— begin Input data —

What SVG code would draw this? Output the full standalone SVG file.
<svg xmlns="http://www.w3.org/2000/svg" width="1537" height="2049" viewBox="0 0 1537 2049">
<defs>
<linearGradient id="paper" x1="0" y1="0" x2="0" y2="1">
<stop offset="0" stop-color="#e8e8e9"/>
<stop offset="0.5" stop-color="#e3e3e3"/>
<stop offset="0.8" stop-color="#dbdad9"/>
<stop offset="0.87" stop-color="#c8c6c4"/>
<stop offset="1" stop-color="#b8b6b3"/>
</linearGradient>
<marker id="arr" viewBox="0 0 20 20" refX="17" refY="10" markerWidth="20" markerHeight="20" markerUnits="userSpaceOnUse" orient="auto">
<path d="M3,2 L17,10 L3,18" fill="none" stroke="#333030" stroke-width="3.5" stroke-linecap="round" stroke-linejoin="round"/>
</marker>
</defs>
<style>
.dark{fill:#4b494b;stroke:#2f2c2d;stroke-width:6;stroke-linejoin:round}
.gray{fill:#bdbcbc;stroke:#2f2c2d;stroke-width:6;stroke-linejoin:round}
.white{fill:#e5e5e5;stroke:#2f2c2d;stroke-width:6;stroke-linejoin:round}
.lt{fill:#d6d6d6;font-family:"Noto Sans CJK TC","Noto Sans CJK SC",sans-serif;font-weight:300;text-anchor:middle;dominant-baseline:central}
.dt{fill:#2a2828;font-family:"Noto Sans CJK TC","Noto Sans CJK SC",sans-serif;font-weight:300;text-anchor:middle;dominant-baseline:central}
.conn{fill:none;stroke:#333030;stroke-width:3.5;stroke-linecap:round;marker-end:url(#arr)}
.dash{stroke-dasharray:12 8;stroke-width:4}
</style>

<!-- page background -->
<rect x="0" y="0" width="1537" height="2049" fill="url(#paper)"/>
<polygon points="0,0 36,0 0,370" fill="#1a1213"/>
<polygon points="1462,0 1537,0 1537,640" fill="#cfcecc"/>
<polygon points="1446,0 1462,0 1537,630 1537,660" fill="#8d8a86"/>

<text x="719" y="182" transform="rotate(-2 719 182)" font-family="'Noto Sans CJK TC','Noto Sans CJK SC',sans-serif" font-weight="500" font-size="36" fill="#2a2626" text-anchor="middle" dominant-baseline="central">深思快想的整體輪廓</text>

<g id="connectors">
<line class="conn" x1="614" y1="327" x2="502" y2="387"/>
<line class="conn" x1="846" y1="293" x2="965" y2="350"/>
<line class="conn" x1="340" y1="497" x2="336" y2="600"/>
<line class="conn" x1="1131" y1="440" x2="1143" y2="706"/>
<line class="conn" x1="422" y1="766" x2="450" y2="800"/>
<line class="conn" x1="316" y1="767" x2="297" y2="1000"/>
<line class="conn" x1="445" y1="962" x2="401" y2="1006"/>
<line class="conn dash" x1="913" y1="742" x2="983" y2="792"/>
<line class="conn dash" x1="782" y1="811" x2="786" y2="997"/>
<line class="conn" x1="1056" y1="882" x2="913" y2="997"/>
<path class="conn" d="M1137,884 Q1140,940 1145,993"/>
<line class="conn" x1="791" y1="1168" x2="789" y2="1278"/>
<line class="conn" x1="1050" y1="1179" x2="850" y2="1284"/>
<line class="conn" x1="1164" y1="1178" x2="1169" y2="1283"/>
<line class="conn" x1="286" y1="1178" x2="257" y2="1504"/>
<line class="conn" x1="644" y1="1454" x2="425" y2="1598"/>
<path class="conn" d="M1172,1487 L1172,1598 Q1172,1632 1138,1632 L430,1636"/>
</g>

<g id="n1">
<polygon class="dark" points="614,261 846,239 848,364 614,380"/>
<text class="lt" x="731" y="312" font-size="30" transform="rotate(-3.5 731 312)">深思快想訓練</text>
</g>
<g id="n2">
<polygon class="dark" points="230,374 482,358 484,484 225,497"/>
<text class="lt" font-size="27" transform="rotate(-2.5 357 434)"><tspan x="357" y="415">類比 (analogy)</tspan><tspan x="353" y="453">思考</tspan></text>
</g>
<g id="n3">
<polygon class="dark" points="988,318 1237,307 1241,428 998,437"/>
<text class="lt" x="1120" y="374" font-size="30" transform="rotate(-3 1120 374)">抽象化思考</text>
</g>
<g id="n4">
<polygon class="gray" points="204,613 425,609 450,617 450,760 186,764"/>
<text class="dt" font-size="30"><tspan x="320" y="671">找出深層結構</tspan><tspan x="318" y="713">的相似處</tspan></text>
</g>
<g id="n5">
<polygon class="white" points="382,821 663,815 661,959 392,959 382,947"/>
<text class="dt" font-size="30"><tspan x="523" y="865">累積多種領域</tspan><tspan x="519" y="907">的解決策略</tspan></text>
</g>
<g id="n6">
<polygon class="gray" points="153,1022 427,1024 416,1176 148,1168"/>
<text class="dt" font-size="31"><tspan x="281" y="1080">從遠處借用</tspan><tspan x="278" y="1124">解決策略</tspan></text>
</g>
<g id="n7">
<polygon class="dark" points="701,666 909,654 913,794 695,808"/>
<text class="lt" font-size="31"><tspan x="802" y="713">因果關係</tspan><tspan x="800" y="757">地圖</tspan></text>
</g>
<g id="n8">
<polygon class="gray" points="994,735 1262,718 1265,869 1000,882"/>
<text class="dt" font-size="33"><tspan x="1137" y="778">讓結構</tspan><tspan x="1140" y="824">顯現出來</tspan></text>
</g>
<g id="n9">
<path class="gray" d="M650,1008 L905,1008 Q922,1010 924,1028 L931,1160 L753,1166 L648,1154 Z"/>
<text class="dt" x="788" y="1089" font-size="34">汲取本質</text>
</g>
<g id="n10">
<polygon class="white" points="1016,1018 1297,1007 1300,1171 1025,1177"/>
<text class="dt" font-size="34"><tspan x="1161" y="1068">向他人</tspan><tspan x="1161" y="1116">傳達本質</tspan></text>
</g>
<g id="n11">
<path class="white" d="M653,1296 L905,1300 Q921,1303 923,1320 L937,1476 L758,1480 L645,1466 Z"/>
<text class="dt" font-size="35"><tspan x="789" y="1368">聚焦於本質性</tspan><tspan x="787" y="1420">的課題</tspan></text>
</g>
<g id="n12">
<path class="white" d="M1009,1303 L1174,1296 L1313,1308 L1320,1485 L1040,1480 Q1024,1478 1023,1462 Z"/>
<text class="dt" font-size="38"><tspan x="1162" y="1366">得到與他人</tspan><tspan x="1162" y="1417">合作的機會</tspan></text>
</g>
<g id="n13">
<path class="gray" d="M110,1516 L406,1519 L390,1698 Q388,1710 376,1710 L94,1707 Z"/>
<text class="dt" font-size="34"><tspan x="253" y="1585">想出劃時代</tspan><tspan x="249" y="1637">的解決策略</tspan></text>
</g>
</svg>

— end Input data —
— begin Input data —

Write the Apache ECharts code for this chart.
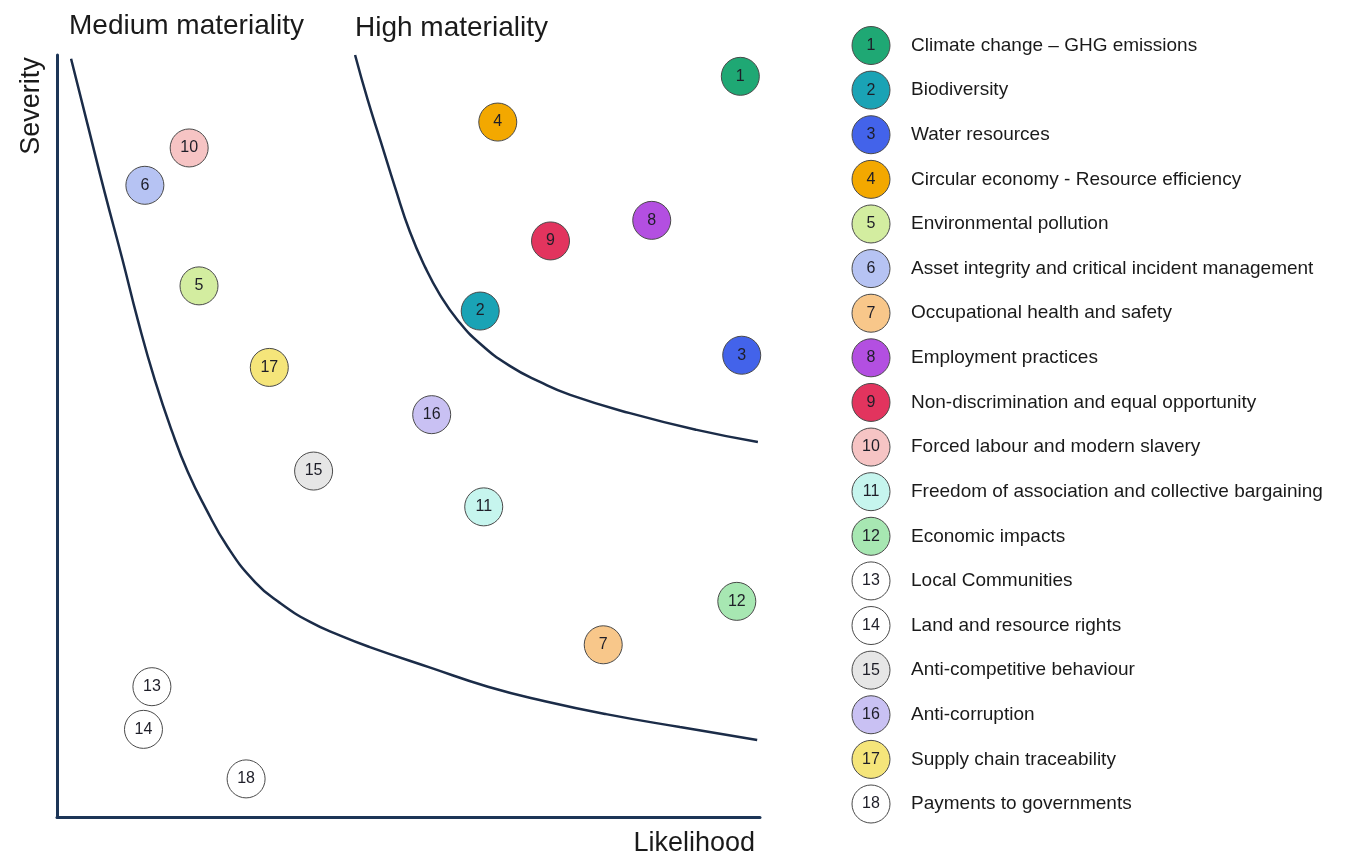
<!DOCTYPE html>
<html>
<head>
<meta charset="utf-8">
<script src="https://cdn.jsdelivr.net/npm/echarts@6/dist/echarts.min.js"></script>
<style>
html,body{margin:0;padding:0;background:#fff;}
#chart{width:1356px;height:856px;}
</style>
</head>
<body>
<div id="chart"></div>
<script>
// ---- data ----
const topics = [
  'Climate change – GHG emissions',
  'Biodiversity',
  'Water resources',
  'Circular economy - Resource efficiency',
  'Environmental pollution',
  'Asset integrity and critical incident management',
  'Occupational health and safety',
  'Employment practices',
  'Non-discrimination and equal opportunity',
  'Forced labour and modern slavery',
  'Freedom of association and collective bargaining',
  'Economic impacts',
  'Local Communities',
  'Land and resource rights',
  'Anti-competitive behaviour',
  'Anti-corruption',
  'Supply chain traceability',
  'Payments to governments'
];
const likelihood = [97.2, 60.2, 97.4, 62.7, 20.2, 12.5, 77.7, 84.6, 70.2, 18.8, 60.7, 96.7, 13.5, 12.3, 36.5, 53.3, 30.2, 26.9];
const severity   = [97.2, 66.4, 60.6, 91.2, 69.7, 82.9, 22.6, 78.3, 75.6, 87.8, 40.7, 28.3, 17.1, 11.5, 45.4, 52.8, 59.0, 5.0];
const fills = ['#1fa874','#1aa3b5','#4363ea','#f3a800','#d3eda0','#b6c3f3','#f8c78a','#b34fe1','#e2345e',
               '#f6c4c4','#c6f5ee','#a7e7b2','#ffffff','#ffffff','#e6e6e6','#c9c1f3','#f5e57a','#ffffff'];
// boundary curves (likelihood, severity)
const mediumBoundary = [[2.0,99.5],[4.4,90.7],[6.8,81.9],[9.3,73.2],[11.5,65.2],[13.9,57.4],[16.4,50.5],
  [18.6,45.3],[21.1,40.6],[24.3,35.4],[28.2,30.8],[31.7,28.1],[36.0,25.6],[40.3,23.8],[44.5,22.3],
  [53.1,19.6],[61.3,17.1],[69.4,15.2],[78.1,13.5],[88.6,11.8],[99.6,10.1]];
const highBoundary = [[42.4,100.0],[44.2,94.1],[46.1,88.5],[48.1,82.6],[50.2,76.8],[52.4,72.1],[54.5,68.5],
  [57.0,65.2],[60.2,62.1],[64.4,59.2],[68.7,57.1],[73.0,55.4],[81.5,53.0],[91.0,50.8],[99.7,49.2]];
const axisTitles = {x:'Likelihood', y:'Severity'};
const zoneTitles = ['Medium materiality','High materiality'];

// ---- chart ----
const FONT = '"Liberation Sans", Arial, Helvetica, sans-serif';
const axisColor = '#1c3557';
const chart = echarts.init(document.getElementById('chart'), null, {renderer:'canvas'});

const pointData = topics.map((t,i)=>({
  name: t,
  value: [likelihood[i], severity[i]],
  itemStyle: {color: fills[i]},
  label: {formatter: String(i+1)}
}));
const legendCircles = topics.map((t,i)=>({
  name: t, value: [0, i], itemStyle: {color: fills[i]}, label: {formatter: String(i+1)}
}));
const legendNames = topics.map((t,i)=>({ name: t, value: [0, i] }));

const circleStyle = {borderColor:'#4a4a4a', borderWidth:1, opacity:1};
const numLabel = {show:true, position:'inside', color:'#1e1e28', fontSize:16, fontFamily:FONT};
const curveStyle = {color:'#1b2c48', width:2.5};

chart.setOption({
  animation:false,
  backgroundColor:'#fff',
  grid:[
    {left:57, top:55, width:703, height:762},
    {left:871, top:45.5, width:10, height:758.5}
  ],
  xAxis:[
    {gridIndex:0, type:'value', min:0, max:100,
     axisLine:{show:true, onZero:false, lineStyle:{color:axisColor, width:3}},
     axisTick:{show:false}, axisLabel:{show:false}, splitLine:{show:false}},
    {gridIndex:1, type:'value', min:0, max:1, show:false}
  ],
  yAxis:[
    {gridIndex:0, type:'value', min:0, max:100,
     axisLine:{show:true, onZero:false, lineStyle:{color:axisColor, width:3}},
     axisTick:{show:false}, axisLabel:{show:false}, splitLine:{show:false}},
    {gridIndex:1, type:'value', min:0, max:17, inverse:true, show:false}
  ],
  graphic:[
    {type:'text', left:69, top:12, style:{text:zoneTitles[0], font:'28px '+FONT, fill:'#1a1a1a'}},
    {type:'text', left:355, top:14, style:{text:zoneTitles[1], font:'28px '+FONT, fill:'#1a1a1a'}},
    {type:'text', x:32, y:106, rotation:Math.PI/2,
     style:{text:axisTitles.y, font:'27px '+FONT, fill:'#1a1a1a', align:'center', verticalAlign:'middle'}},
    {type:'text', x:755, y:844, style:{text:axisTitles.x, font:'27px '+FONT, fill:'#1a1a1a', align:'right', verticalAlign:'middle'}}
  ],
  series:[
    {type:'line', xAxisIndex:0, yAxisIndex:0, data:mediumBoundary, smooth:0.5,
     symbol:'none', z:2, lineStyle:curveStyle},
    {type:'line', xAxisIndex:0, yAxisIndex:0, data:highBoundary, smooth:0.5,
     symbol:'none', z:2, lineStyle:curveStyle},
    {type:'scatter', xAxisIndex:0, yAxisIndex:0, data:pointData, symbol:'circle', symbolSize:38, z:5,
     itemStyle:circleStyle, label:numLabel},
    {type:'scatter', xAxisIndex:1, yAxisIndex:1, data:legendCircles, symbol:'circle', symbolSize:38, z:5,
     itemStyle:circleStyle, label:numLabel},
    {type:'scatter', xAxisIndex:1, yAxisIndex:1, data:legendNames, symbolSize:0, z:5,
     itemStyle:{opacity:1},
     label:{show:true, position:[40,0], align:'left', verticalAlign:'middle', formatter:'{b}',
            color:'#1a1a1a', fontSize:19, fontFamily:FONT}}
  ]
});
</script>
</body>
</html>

— end Input data —

* Requirement *
Extract lines where the string "code" occurs.

* Finished task *
What SVG code would draw this? Output the full standalone SVG file.
Write the Apache ECharts code for this chart.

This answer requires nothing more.